Hoje, apesar de todas as divisões que ocorreram no testemunho cristão e de tantos estarem adorando no lugar onde o Senhor NÃO colocou o seu nome, o Espírito Santo de Deus continua alimentando as ovelhas do Senhor por intermédio dos dons. Em Israel, os que estavam nas dez tribos recebiam o ministério dos profetas, mas não podiam contar com o Senhor no meio deles, como podiam os que permaneceram em Jerusalém adorando onde o Senhor prometeu que estaria. Hoje os cristãos podem desfrutar do ministério da Palavra por meio do Espírito em qualquer lugar, mas não desfrutam da presença do Senhor a menos que estejam onde ele colocou o seu nome e a sua autoridade é assim reconhecida.
Às vezes uma divisão ocorre por causa de uma verdade, por isso é preciso investigar não apenas as circunstâncias em que ela ocorreu, mas quais os frutos que trouxe.
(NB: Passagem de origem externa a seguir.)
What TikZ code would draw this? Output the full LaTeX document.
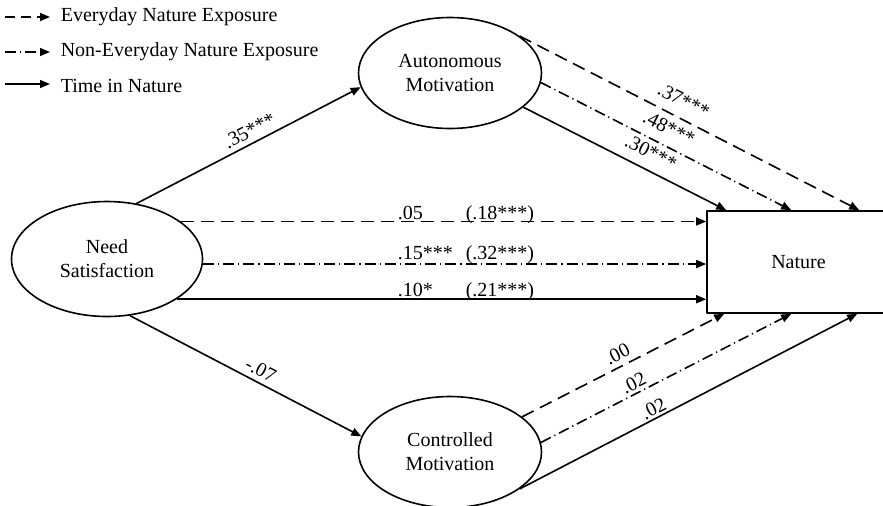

Cedo ou tarde a divisão trará seus frutos de erros doutrinários e outras divisões.
Outra característica da divisão ou heresia que pode nos ajudar a identificá-la é a evidência de algum homem à frente dela e com o claro propósito de arrebanhar discípulos para si. Paulo alertou que isto aconteceria na cristandade logo após a partida dos apóstolos.
(Atos 20:29-30) “Porque eu sei isto que, depois da minha partida, entrarão no meio de vós lobos cruéis, que não pouparão ao rebanho; E que de entre vós mesmos se levantarão homens que falarão coisas perversas [ou “pervertidas”, “distorcidas”], para atraírem os discípulos após si”.
Eles são de duas categorias: lobos cruéis, ou seja, os que vêm de fora do rebanho e nunca foram salvos, e aqueles que saem de entre os próprios cristãos. Os primeiros são os que exploram o mais que podem o rebanho, e nesta categoria podemos incluir os que não se importam que seus seguidores morram de fome, desde que deem tudo o que têm. Os da segunda categoria geralmente fazem isso mais pelo orgulho de serem seguidos. Aí podemos incluir os que, apesar se serem cristãos reais, adoram fazer parte de um clero e serem seguidos e bajulados pelas ovelhas.
Líderes costumam causar divisões por causa de seu orgulho centralizador, como acontecia na assembleia mencionada pelo apóstolo João:
(3 João 1:9-10) “Tenho escrito à igreja; mas Diótrefes, que procura ter entre eles o primado, não nos recebe. Por isso, se eu for, trarei à memória as obras que ele faz, proferindo contra nós palavras maliciosas; e, não contente com isto, não recebe os irmãos, e impede os que querem recebê-los, e os lança fora da igreja”.
As divisões são sempre a prova de que alguns fracassaram em entender qual seja a vontade do Senhor.